Anderson, 477 U.S. at 248.
“[A]
party seeking summary judgment always bears the initial
responsibility of informing the district court of the basis
for its motion, and identifying those portions of [the
record] which it believes demonstrate the absence of a
genuine issue of material fact.” Celotex, 477 U.S. at
323. Parties opposing summary judgment are required to
“cit[e] to particular parts of materials in the
record” establishing a genuine dispute or “show[
] that the materials cited do not establish the absence . . .
of a genuine dispute.” Fed.R.Civ.P. 56(c)(1).
II.
Analysis
A.
Factual Background
The
four named Defendants in this matter worked for the
private-prison corporation CoreCivic at the La Palma
Correctional Center (“La Palma”), in Eloy,
Arizona. Defendant James MacDonald served as the Warden of
the facility, Defendant Gary Ralston was the mailroom
supervisor, and Defendants Ashlee Pratt and Donald Justus
worked as mailroom clerks.
In
2007, Plaintiff Edward Vincent Ray Jr. (“Ray”)
and his son (“Ray III”) were convicted of some of
the same crimes in the Northern District of California.
Following those convictions, they were both incarcerated at
the same facility in Oklahoma. There, the California
Department of Corrections and Rehabilitation authorized
correspondence between Defendant and his son via a Form 1074
(“2009 Form”). In August 2012, Plaintiff's
son was transferred to La Palma. Two months later, Plaintiff
was also transferred to La Palma. As with the Oklahoma
facility, inmates incarcerated at La Palma are subject to the
California Code of Regulations and must obtain a 1074 form to
correspond with other inmates. Ray and Ray III were able to
correspond freely until Ray was transferred to La Palma.
For the
first few weeks at La Palma, Ray did not realize that his
mail to his son was being withheld and speculated that the
mailroom may have mixed up their mail because they had the
same name. On November 22, Ray wrote to the mailroom to
clarify that he and his son “had an approved CDCR 1074
form to write to each other.” (Doc. 179 Ex. 14). Ray
began to worry for his son's safety and did not received
any correspondence from Ray III. (Doc. 179, Ex. 3).
On
December 1, Ray spoke with his daughter on the phone, and she
informed Ray that his son had sent letters to him, and that
his son had not received his letters. Four days later, Ray
submitted another form to the mailroom, complaining about the
seizure of his mail, and noting that he had prior approval to
send his son mail. Two days after that, Ray received returned
letters that he had written to his son, along with an empty
envelope that was addressed to the mailroom staff. Becoming
increasingly frustrated with the staff, Ray sent a third form
to the mailroom pleading that they stop withholding his mail,
noting that he was trying to communicate with his son about
their pending habeas petitions, and claiming the guards were
“interfering with my active pending legal case that
also involves my son/co-defendant.” (Doc. 179, Ex. 28).

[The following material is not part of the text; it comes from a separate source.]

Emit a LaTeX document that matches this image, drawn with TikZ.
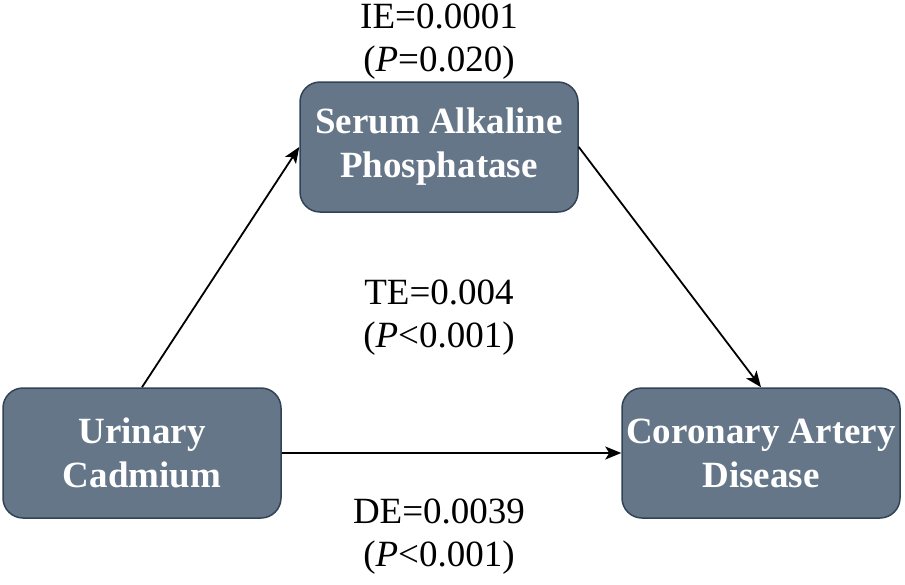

Defendant Ralston simply responded, “Submit a 1074 for
Approval.” (Id.). So, Ray then submitted a
second 1074 Form for approval. (Doc. 179, Ex. 1).
A few
days later, Ray discussed the mail seizure issue with Warden
MacDonald in person. Ray states that he showed Warden
MacDonald his 2009 Form that approved contact between him and
his son. Warden MacDonald told Ray to file a grievance, so
Ray did on December 10. In that grievance, Ray attached his
2009 Form, and sent copies to both Warden MacDonald and the
mailroom. Nine days later, Ray had not received a response
from Warden MacDonald, so he sent an additional form
requesting a response. In that form, Ray again noted that he
and his son “were already approved to correspond via
CDCR 1074 form.” (Doc. 179, Ex. 35). On January 8, Ray
again pleaded with Defendant MacDonald to allow him to
correspond with his son. On the same day, Ray submitted a
form to Ralston, notifying him that Ray would name him in a
lawsuit unless he allowed him to send letters to his son.